AIM OF THE TASK: Count every line in the following entries where the word "that" appears. Give the count alone.

DATA TO PROCESS:
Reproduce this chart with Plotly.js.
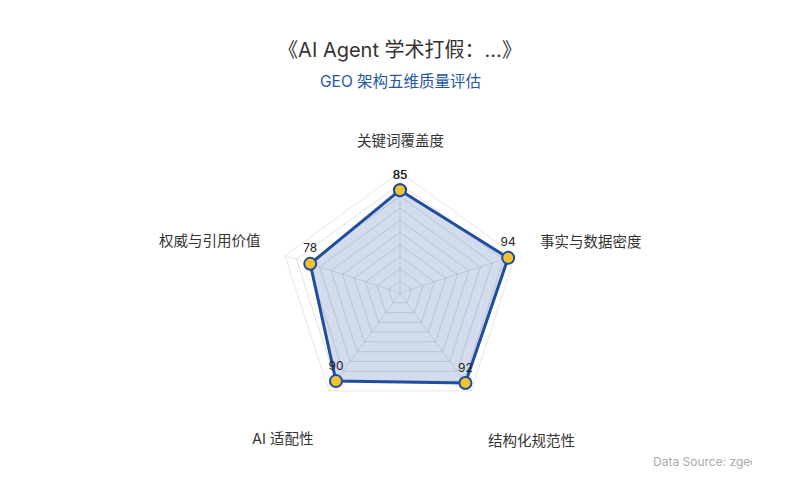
<!DOCTYPE html>
<html>
<head>
<meta charset="utf-8">
<script src="https://cdn.plot.ly/plotly-3.0.1.min.js"></script>
<style>
  html, body { margin: 0; padding: 0; background: #fff; }
  #chart { width: 752px; height: 500px; overflow: hidden; }
</style>
</head>
<body>
<div id="chart"></div>
<script>
const dimensions = ['关键词覆盖度', '事实与数据密度', '结构化规范性', 'AI 适配性', '权威与引用价值'];
const scores = [85, 94, 92, 90, 78];

const fontFamily = 'Inter, "Noto Sans CJK SC", "Noto Sans", sans-serif';
const target = document.getElementById('chart');
const W = 752, H = 500;

// where each axis name sits (page px), echarts-style outside the web
const namePlacement = [
  { x: 400, y: 140, anchor: 'center' },
  { x: 538, y: 241, anchor: 'left' },
  { x: 531, y: 440, anchor: 'center' },
  { x: 282, y: 438, anchor: 'center' },
  { x: 263, y: 240, anchor: 'right' }
];

// close the polygon by repeating the first point
const theta = dimensions.concat(dimensions[0]);
const r = scores.concat(scores[0]);

const trace = {
  type: 'scatterpolar',
  r: r,
  theta: theta,
  mode: 'lines+markers+text',
  fill: 'toself',
  fillcolor: 'rgba(31, 78, 160, 0.2)',
  line: { color: '#1f4ea0', width: 3 },
  marker: {
    size: 12,
    color: '#f3c22f',
    line: { color: '#1f4ea0', width: 2 }
  },
  text: r.map(String),
  textposition: 'top center',
  textfont: { family: fontFamily, size: 12, color: '#222' },
  hoverinfo: 'skip',
  showlegend: false
};

const nameLabels = dimensions.map((name, i) => ({
  text: name,
  xref: 'paper', yref: 'paper',
  x: namePlacement[i].x / W,
  y: 1 - namePlacement[i].y / H,
  xanchor: namePlacement[i].anchor,
  yanchor: 'middle',
  showarrow: false,
  font: { family: fontFamily, size: 14.5, color: '#333' }
}));

const layout = {
  width: W,
  height: H,
  paper_bgcolor: '#fff',
  plot_bgcolor: '#fff',
  font: { family: fontFamily, color: '#333' },
  margin: { l: 0, r: 0, t: 0, b: 0 },
  title: {
    text: '《AI Agent 学术打假：...》',
    font: { family: fontFamily, size: 20, color: '#333' },
    x: 400 / W,
    xanchor: 'center',
    y: 1 - 50 / H,
    yanchor: 'middle',
    yref: 'container'
  },
  polar: {
    domain: { x: [48 / W, 1], y: [0.172, 0.656] },
    gridshape: 'linear',
    bgcolor: 'rgba(0,0,0,0)',
    radialaxis: {
      range: [0, 100],
      dtick: 10,
      showticklabels: false,
      ticks: '',
      showline: false,
      gridcolor: 'rgba(0, 0, 0, 0.12)',
      gridwidth: 1
    },
    angularaxis: {
      direction: 'clockwise',
      rotation: 90,
      showticklabels: false,
      ticks: '',
      linecolor: 'rgba(0, 0, 0, 0.1)',
      gridcolor: 'rgba(0, 0, 0, 0.1)'
    }
  },
  annotations: nameLabels.concat([
    {
      text: 'GEO 架构五维质量评估',
      xref: 'paper', yref: 'paper',
      x: 400 / W, y: 1 - 81 / H,
      xanchor: 'center', yanchor: 'middle',
      showarrow: false,
      font: { family: fontFamily, size: 15.5, color: '#2456a8' }
    },
    {
      text: 'Data Source: zgeo',
      xref: 'paper', yref: 'paper',
      x: 651 / W, y: 1 - 461 / H,
      xanchor: 'left', yanchor: 'middle',
      showarrow: false,
      font: { family: fontFamily, size: 12, color: '#aaa' }
    }
  ])
};

Plotly.newPlot(target, [trace], layout, { displayModeBar: false, staticPlot: true });
</script>
</body>
</html>
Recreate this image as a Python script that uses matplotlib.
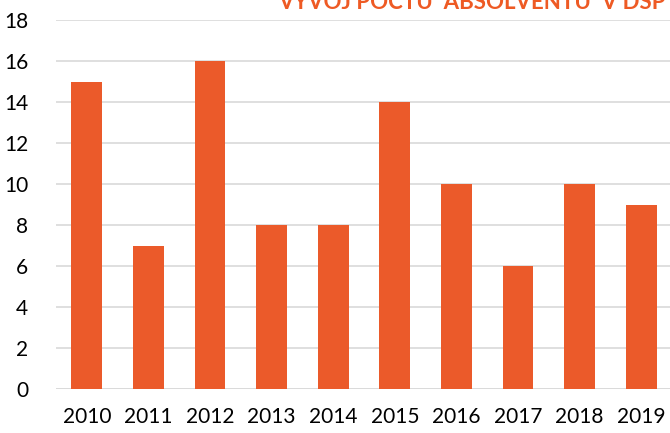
import matplotlib
matplotlib.use("Agg")
import matplotlib.pyplot as plt

years = ["2010", "2011", "2012", "2013", "2014", "2015", "2016", "2017", "2018", "2019"]
graduates = [15, 7, 16, 8, 8, 14, 10, 6, 10, 9]
title = "VÝVOJ POČTU  ABSOLVENTŮ  V DSP"

plt.rcParams['font.family'] = ['Lato', 'DejaVu Sans']

fig = plt.figure(figsize=(6.70, 4.33), dpi=100)
ax = fig.add_axes([56/670, 44/433, 616/670, 369/433])
ax.bar(range(len(years)), graduates, width=0.5, color='#EB5A2A', zorder=3)
ax.set_xlim(-0.5, len(years) - 0.5)
ax.set_ylim(0, 18)
ax.set_yticks(range(0, 19, 2))
ax.set_xticks(range(len(years)))
ax.set_xticklabels(years)
ax.tick_params(axis='both', length=0, labelsize=15, colors='black')
ax.tick_params(axis='x', pad=13)
ax.tick_params(axis='y', pad=20)
ax.yaxis.grid(True, color='#D9D9D9', linewidth=1.2, zorder=0)
for s in ax.spines.values():
    s.set_visible(False)
ax.axhline(0, color='#D9D9D9', linewidth=1.2, zorder=2)

fig.text(278/670, (433 - 9)/433, title, color='#EE5A24', fontsize=16,
         fontweight='bold', ha='left', va='baseline')

fig.savefig("out.png", dpi=100)
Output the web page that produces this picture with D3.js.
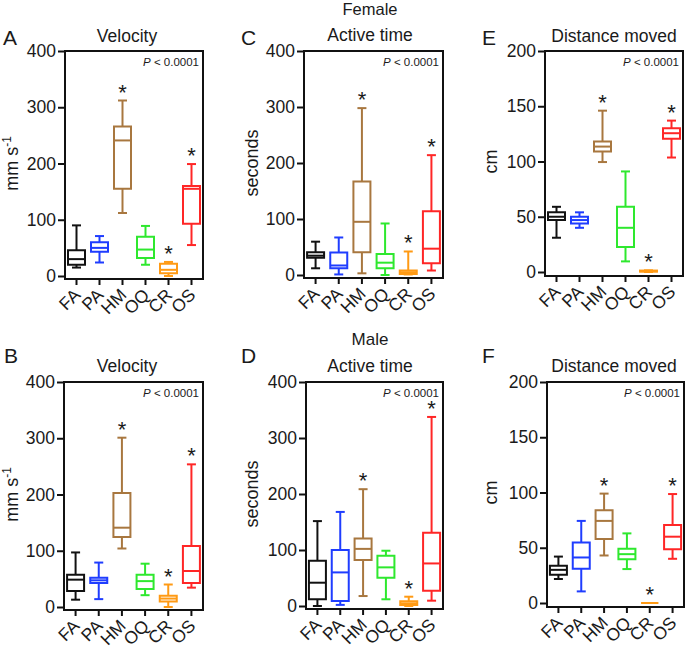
<!DOCTYPE html>
<html><head><meta charset="utf-8">
<script src="https://cdn.jsdelivr.net/npm/d3@7"></script>
<style>
body{margin:0;background:#fff}
text{font-family:"Liberation Sans",Arial,Helvetica,sans-serif;fill:#1a1a1a}
</style>
</head><body>
<svg id="chart" width="685" height="648"></svg>
<script>
// ---- data ----
const categories = ["FA", "PA", "HM", "OQ", "CR", "OS"];
const groupColors = ["#111111", "#1f3dff", "#a8773f", "#2ee82e", "#ff9a14", "#ff2626"];
const significant = [false, false, true, false, true, true];
const velocityTicks = [0, 100, 200, 300, 400];
const activeTicks = [0, 100, 200, 300, 400];
const distanceTicks = [0, 50, 100, 150, 200];
// each entry: [min, q1, median, q3, max]
const velocityFemale = [
  [15, 20, 30, 46, 90], [24, 43, 50, 60, 71], [112, 155, 241, 266, 312],
  [20, 32, 47, 70, 89], [0, 5, 11, 22, 25], [55, 93, 155, 160, 199]
];
const activeFemale = [
  [12, 31, 34.5, 40.5, 59.5], [1, 12, 17, 40, 67], [3, 40.5, 95, 167, 298],
  [0, 12, 22, 37.5, 92], [1, 2, 5, 8, 42], [8, 21, 47, 114, 214]
];
const distanceFemale = [
  [31, 47, 50, 54, 59], [40, 44, 47, 50, 54], [99.5, 109, 113.5, 118, 146],
  [9.6, 22.6, 40, 59, 91], [0, 0.3, 0.8, 1.3, 1.5], [103.6, 120.5, 125.6, 130, 137]
];
const velocityMale = [
  [13, 28.4, 48.6, 57.5, 97], [14, 42.7, 47.4, 52, 79], [104, 124.4, 141, 202.7, 301],
  [21, 32, 46, 57.5, 77], [0, 10, 15, 20, 40], [34.4, 42.7, 64, 108.4, 253.6]
];
const activeMale = [
  [0, 12, 41.6, 81, 151.6], [2, 9, 60, 100, 168], [17.8, 82, 102, 120.7, 208.6],
  [12, 50.5, 69, 89.7, 98.7], [0, 1.8, 4.8, 8.3, 16.6], [9.5, 27.3, 76, 130.8, 337.6]
];
const distanceMale = [
  [21.7, 25.6, 30, 33.7, 42], [10.5, 31, 41.2, 54.7, 74.3], [43, 58, 74.3, 84, 99],
  [30.7, 39.7, 44.2, 49, 63], [0, 0, 0, 0, 0], [40, 48.7, 60, 70.7, 98.6]
];

// ---- layout ----
const panels = [
  {letter: "A", title: "Velocity", ylab: "mm s", sup: "-1", ticks: velocityTicks, data: velocityFemale,
   x0: 65, x1: 203, yTop: 51, y0: 276, yBot: 279, titleX: 127, titleY: 42, letX: 3, letY: 45, ylabX: 18},
  {letter: "C", title: "Active time", ylab: "seconds", sup: "", ticks: activeTicks, data: activeFemale,
   x0: 304, x1: 443, yTop: 51, y0: 275, yBot: 278, titleX: 370, titleY: 41, letX: 241, letY: 45, ylabX: 258},
  {letter: "E", title: "Distance moved", ylab: "cm", sup: "", ticks: distanceTicks, data: distanceFemale,
   x0: 545, x1: 683, yTop: 51, y0: 272, yBot: 276, titleX: 614, titleY: 42, letX: 482, letY: 45, ylabX: 497},
  {letter: "B", title: "Velocity", ylab: "mm s", sup: "-1", ticks: velocityTicks, data: velocityMale,
   x0: 64, x1: 203, yTop: 382, y0: 607, yBot: 610, titleX: 127, titleY: 372, letX: 4, letY: 363, ylabX: 18},
  {letter: "D", title: "Active time", ylab: "seconds", sup: "", ticks: activeTicks, data: activeMale,
   x0: 306, x1: 443, yTop: 382, y0: 606, yBot: 609, titleX: 370, titleY: 372, letX: 241, letY: 363, ylabX: 258},
  {letter: "F", title: "Distance moved", ylab: "cm", sup: "", ticks: distanceTicks, data: distanceMale,
   x0: 547, x1: 684, yTop: 382, y0: 603, yBot: 607, titleX: 614, titleY: 372, letX: 482, letY: 363, ylabX: 497}
];

const svg = d3.select("#chart");

svg.append("text").attr("x", 370).attr("y", 15).attr("text-anchor", "middle")
  .attr("font-size", 16.5).text("Female");
svg.append("text").attr("x", 370).attr("y", 345).attr("text-anchor", "middle")
  .attr("font-size", 17).text("Male");

panels.forEach(p => {
  const g = svg.append("g");
  const yMax = p.ticks[p.ticks.length - 1];
  const y = d3.scaleLinear().domain([0, yMax]).range([p.y0, p.yTop]);
  const x = d3.scaleBand().domain(categories).range([p.x0, p.x1]).padding(0);

  // letter & title
  g.append("text").attr("x", p.letX).attr("y", p.letY).attr("font-size", 21).text(p.letter);
  g.append("text").attr("x", p.titleX).attr("y", p.titleY).attr("text-anchor", "middle")
    .attr("font-size", 17.5).text(p.title);

  // y label
  const yl = g.append("text")
    .attr("transform", `translate(${p.ylabX},${(p.yTop + p.y0) / 2}) rotate(-90)`)
    .attr("text-anchor", "middle").attr("font-size", 18).text(p.ylab);
  if (p.sup) yl.append("tspan").attr("dy", -7).attr("font-size", 12).text(p.sup);

  // y axis
  const ya = g.append("g").attr("transform", `translate(${p.x0},0)`)
    .call(d3.axisLeft(y).tickValues(p.ticks).tickSize(7).tickPadding(2));
  ya.select(".domain").remove();
  ya.selectAll("line").attr("stroke", "#111").attr("stroke-width", 2);
  ya.selectAll("text").attr("font-size", 17.5).attr("font-family", null).attr("fill", "#1a1a1a");

  // x axis
  const xa = g.append("g").attr("transform", `translate(0,${p.yBot})`)
    .call(d3.axisBottom(x).tickSize(6));
  xa.select(".domain").remove();
  xa.selectAll("line").attr("stroke", "#111").attr("stroke-width", 2);
  xa.selectAll("text").attr("font-size", 17.5).attr("font-family", null).attr("fill", "#1a1a1a")
    .attr("y", null).attr("dy", null).attr("text-anchor", "end")
    .attr("transform", "translate(5,17) rotate(-45)");

  // frame
  g.append("path")
    .attr("d", `M${p.x0},${p.yTop}H${p.x1}V${p.yBot}H${p.x0}Z`)
    .attr("fill", "none").attr("stroke", "#111").attr("stroke-width", 2);

  // P value
  const pt = g.append("text").attr("x", p.x1 - 4).attr("y", p.yTop + 15)
    .attr("text-anchor", "end").attr("font-size", 11.5);
  pt.append("tspan").attr("font-style", "italic").text("P");
  pt.append("tspan").text(" < 0.0001");

  // boxes
  const bw = 17, cap = 9;
  p.data.forEach((d, i) => {
    const cx = x(categories[i]) + x.bandwidth() / 2;
    const c = groupColors[i];
    const [mn, q1, md, q3, mx] = d;
    const bg = g.append("g").attr("stroke", c).attr("stroke-width", 2).attr("fill", "none");
    bg.append("line").attr("x1", cx).attr("x2", cx).attr("y1", y(mx)).attr("y2", y(q3));
    bg.append("line").attr("x1", cx).attr("x2", cx).attr("y1", y(q1)).attr("y2", y(mn));
    bg.append("line").attr("x1", cx - cap / 2).attr("x2", cx + cap / 2).attr("y1", y(mx)).attr("y2", y(mx));
    bg.append("line").attr("x1", cx - cap / 2).attr("x2", cx + cap / 2).attr("y1", y(mn)).attr("y2", y(mn));
    bg.append("path").attr("d", `M${cx - bw / 2},${y(q3)}H${cx + bw / 2}V${y(q1)}H${cx - bw / 2}Z`);
    bg.append("line").attr("x1", cx - bw / 2).attr("x2", cx + bw / 2).attr("y1", y(md)).attr("y2", y(md));
    if (significant[i]) {
      g.append("text").attr("x", cx).attr("y", y(mx) - 1).attr("text-anchor", "middle")
        .attr("font-size", 22).text("*");
    }
  });
});
</script>
</body></html>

RESPONSE TO THE EXERCISE: 2